After our server took the order, we were presented with a plate of bread and seasoned oil. The oil itself was nice, but heavy with dried oregano, sage, crushed red pepper, and basil. It was odd to me that the herbs were just plopped into the oil as opposed to being infused by heating, then strained and garnished. The bread was not extraordinary. It was a tad stale around the edges and lacked salt. Our bread course foreshadowed the rest of our meal, which fell a notch below expectation.
I ordered the Chicken Agnolotti from the pasta section. The description read, “caper and Limoncello cream sauce”. What arrived were four large agnolotti swimming in cream sauce with capers, oddly sans garnish. The capers were briny and sharp in just the right way, but the sauce lacked its purported Limoncello component. The agnolotti were filled with plain, shredded chicken which was not seasoned. The pasta was made in-house but lacked the fresh and tender lightness I expected. The dish, taken as a whole, was boring.
My date ordered the Chipped Tenderloin Toast, which consisted of sautéed beef chunks nestled in a long French roll and a sauce that invoked gravy via cheese. The beef had a nutty, browned flavor, but the cheese-gravy was uninspired. The roll was nice: the crust crisp and the dough chewy, but the real treat of this plate was the eggplant fries. These were strips of eggplant, battered and deep-fried and served with ketchup, which I found to be unnecessary. The delicate tang of the eggplant was not overcome by the batter or by old frying oil. They were perfectly crisp. I liked them so much I opted not to finish my dinner and had a side order of the fries (which were surprisingly inexpensive at $1.50).

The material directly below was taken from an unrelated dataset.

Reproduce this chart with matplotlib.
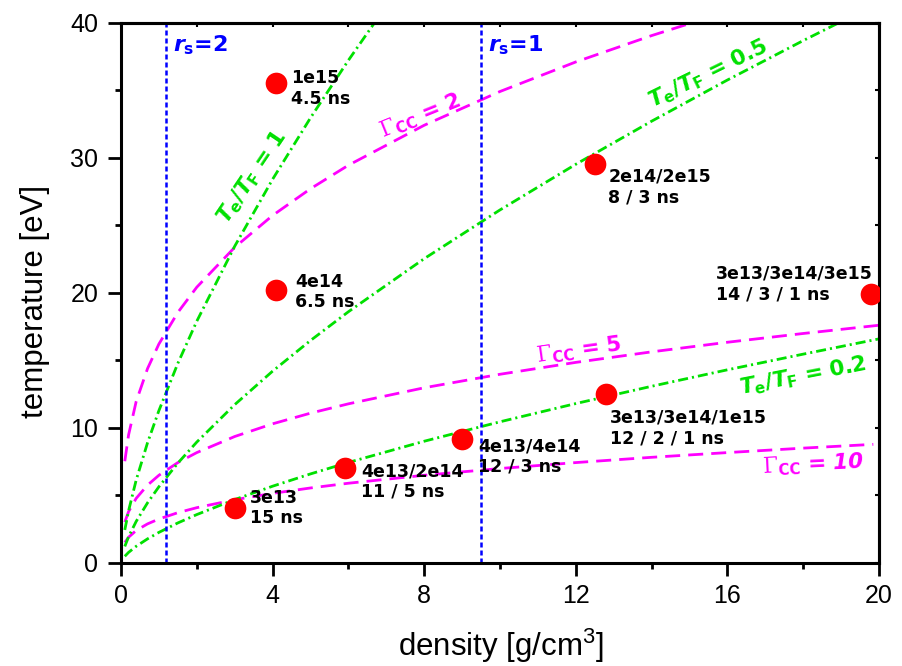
import matplotlib
matplotlib.use("Agg")
import matplotlib.pyplot as plt
from matplotlib.ticker import MultipleLocator

plt.rcParams["font.family"] = ["Liberation Sans", "DejaVu Sans"]
plt.rcParams["mathtext.fontset"] = "custom"
plt.rcParams["mathtext.rm"] = "DejaVu Sans:bold"
plt.rcParams["mathtext.bf"] = "DejaVu Sans:bold"
plt.rcParams["mathtext.it"] = "DejaVu Sans:oblique:bold"
plt.rcParams["mathtext.sf"] = "DejaVu Serif"
plt.rcParams["mathtext.tt"] = "Liberation Sans"

# ---- measured shots: density [g/cm3], temperature [eV] ----
shot_density = [4.1, 4.1, 12.5, 19.8, 12.8, 9.0, 5.9, 3.0]
shot_temperature = [35.5, 20.2, 29.5, 19.9, 12.5, 9.2, 7.05, 4.05]
shot_labels = [
    "1e15\n4.5 ns",
    "4e14\n6.5 ns",
    "2e14/2e15\n8 / 3 ns",
    "3e13/3e14/3e15\n14 / 3 / 1 ns",
    "3e13/3e14/1e15\n12 / 2 / 1 ns",
    "4e13/4e14\n12 / 3 ns",
    "4e13/2e14\n11 / 5 ns",
    "3e13\n15 ns",
]

# ---- coupling parameter contours (Gamma_CC) ----
gamma2_density = [0.1, 0.2, 0.4, 0.7, 1, 1.5, 2, 3, 4, 5, 6, 8, 10, 12, 14, 16]
gamma2_temperature = [7.52, 9.47, 11.94, 14.38, 16.2, 18.54, 20.41, 23.36, 25.72,
                      27.70, 29.44, 32.4, 34.90, 37.09, 39.04, 40.82]

gamma5_density = [0.1, 0.2, 0.4, 0.7, 1, 1.5, 2, 3, 4, 5, 6, 8, 10, 12, 14, 16, 18, 20]
gamma5_temperature = [3.01, 3.79, 4.77, 5.75, 6.48, 7.42, 8.16, 9.35, 10.29, 11.08,
                      11.77, 12.96, 13.96, 14.84, 15.62, 16.33, 16.98, 17.59]

gamma10_density = [0.1, 0.2, 0.4, 0.7, 1, 1.5, 2, 3, 4, 5, 6, 8, 10, 12, 14, 16, 18, 19.85]
gamma10_temperature = [1.50, 1.89, 2.39, 2.88, 3.24, 3.71, 4.08, 4.67, 5.14, 5.54,
                       5.89, 6.48, 6.98, 7.42, 7.81, 8.16, 8.49, 8.77]

# ---- degeneracy contours (Te/TF) ----
deg1_density = [0.1, 0.2, 0.4, 0.7, 1, 1.5, 2, 3, 4, 5, 6, 7]
deg1_temperature = [2.43, 3.85, 6.12, 8.89, 11.27, 14.77, 17.89, 23.44, 28.40,
                    32.95, 37.21, 41.24]

deg05_density = [0.1, 0.2, 0.4, 0.7, 1, 1.5, 2, 3, 4, 5, 6, 8, 10, 12, 14, 16, 18, 20]
deg05_temperature = [1.21, 1.93, 3.06, 4.44, 5.63, 7.38, 8.94, 11.71, 14.19, 16.46,
                     18.59, 22.52, 26.13, 29.51, 32.70, 35.75, 38.67, 41.48]

deg02_density = [0.1, 0.2, 0.4, 0.7, 1, 1.5, 2, 3, 4, 5, 6, 8, 10, 12, 14, 16, 18, 20]
deg02_temperature = [0.48, 0.77, 1.22, 1.77, 2.25, 2.95, 3.57, 4.68, 5.67, 6.58,
                     7.43, 9.0, 10.44, 11.79, 13.07, 14.29, 15.45, 16.58]

# ---- Wigner-Seitz radius markers ----
rs_density = [1.18, 9.5]
rs_labels = ["2", "1"]

MAGENTA = "#FF00FF"
GREEN = "#00E000"
BLUE = "#0000FF"
RED = "#FF0000"
LABEL_FONT = "DejaVu Sans"

fig = plt.figure(figsize=(9.03, 6.66), dpi=100)
ax = fig.add_axes([0.134, 0.155, 0.8394, 0.811])

dash_gamma = (0, (5.4, 2.9))
dash_deg = (0, (3.6, 1.45, 0.75, 1.45))
lw = 2.0

for d, t in [(gamma2_density, gamma2_temperature),
             (gamma5_density, gamma5_temperature),
             (gamma10_density, gamma10_temperature)]:
    ax.plot(d, t, color=MAGENTA, lw=lw, linestyle=dash_gamma, zorder=2)

for d, t in [(deg1_density, deg1_temperature),
             (deg05_density, deg05_temperature),
             (deg02_density, deg02_temperature)]:
    ax.plot(d, t, color=GREEN, lw=lw, linestyle=dash_deg, zorder=2)

for x, lab in zip(rs_density, rs_labels):
    ax.axvline(x, color=BLUE, lw=1.8, linestyle=(0, (2.0, 1.2)), zorder=2)
    ax.annotate(r"$r_{\rm s}$=" + lab, xy=(x, 40), xytext=(5.0, -8),
                textcoords="offset points", ha="left", va="top",
                color=BLUE, fontsize=16, fontweight="bold",
                family=LABEL_FONT)

ax.plot(shot_density, shot_temperature, "o", color=RED, markersize=15.6,
        markeredgewidth=0, zorder=4)

# label placement next to each shot (offset in points, alignment)
label_offsets = [(10.5, -3.6), (13.4, -1.4), (9.7, -16.0), (1.0, 7.0),
                 (2.7, -24.5), (11.7, -13.0), (11.7, -10.0), (10.7, 0.0)]
label_ha = ["left", "left", "left", "right", "left", "left", "left", "left"]
for x, y, s, off, ha in zip(shot_density, shot_temperature, shot_labels,
                            label_offsets, label_ha):
    ax.annotate(s, xy=(x, y), xytext=off, textcoords="offset points",
                ha=ha, va="center", multialignment="left", fontsize=12.5,
                fontweight="bold", linespacing=1.2, color="black", zorder=5,
                family=LABEL_FONT)

# contour labels
gam = r"$\mathsf{\Gamma}_{\rm CC}$"
deg = r"$T_{\rm e}/T_{\rm F}$"
curve_text = dict(fontsize=15.5, fontweight="bold", ha="center", va="center",
                  rotation_mode="anchor", zorder=5, family=LABEL_FONT)
ax.text(7.89, 33.1, gam + " = 2", color=MAGENTA, rotation=22, **curve_text)
ax.text(12.08, 15.7, gam + " = 5", color=MAGENTA, rotation=8, **curve_text)
ax.text(18.26, 7.25, gam + " = 10", color=MAGENTA, rotation=3,
        fontstyle="italic", **curve_text)
ax.text(3.45, 28.6, deg + " = 1", color=GREEN, rotation=56, **curve_text)
ax.text(15.5, 36.2, deg + " = 0.5", color=GREEN, rotation=26, **curve_text)
ax.text(18.0, 13.8, deg + " = 0.2", color=GREEN, rotation=11, **curve_text)

ax.set_xlim(0, 20)
ax.set_ylim(0, 40)
ax.xaxis.set_major_locator(MultipleLocator(4))
ax.xaxis.set_minor_locator(MultipleLocator(2))
ax.yaxis.set_major_locator(MultipleLocator(10))
ax.yaxis.set_minor_locator(MultipleLocator(5))

for sp in ax.spines.values():
    sp.set_linewidth(2.2)
ax.tick_params(which="major", direction="out", length=9.4, width=2.0,
               labelsize=18, pad=6)
ax.tick_params(which="minor", direction="out", length=4.5, width=2.0)
ax.tick_params(axis="y", which="major", pad=7)

# small inward ticks along the top and right frame
top = ax.secondary_xaxis("top")
top.xaxis.set_major_locator(MultipleLocator(2))
top.tick_params(direction="in", length=3, width=1.5, labeltop=False)
top.spines["top"].set_linewidth(2.2)
right = ax.secondary_yaxis("right")
right.yaxis.set_major_locator(MultipleLocator(5))
right.tick_params(direction="in", length=3, width=1.5, labelright=False)
right.spines["right"].set_linewidth(2.2)

ax.set_xlabel(r"density [g/cm$^{\mathtt{3}}$]", fontsize=22.5)
ax.set_ylabel("temperature [eV]", fontsize=22.5)
ax.xaxis.set_label_coords(0.501, -0.118)
ax.yaxis.set_label_coords(-0.094, 0.484)

fig.savefig("out.png", dpi=100)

While the fare was moderately priced, in the $9 to $24 range with a side salad costing $3, I found the website’s claim of “fine dining in a casual atmosphere” to be a bit off. The food we sampled was satisfactory but not exemplary, certainly not on par with other fine dining. One does not have to dress or make reservations.
Fortunately, there is more to a dining experience than the food. Our server was pleasant and quick and our food was served extra-hot. We both ordered the Brown Ale, which was lovely. The restaurant was comfortable and pretty; the luminaries and hanging lights were shaded with natural pulp paper. The dinnerware, though incongruous with some of the atmospheric elements, were these beautiful, heavy, white, elongated rectangular vessels. The flatware had a nice heft and squared edges that matched nicely with the plates.
While some restaurant reviewers award stars, I will use capers. Out of a five-caper system, I will use the average from three categories. For Service, I give 4 capers for the superb speed and food temperature. For atmosphere, I give 3.5 capers, owing to the paradoxical elements but general comfort and prettiness. For the food, there can only be 2.5 capers. Overall, then, I award The James 3-1/3 capers.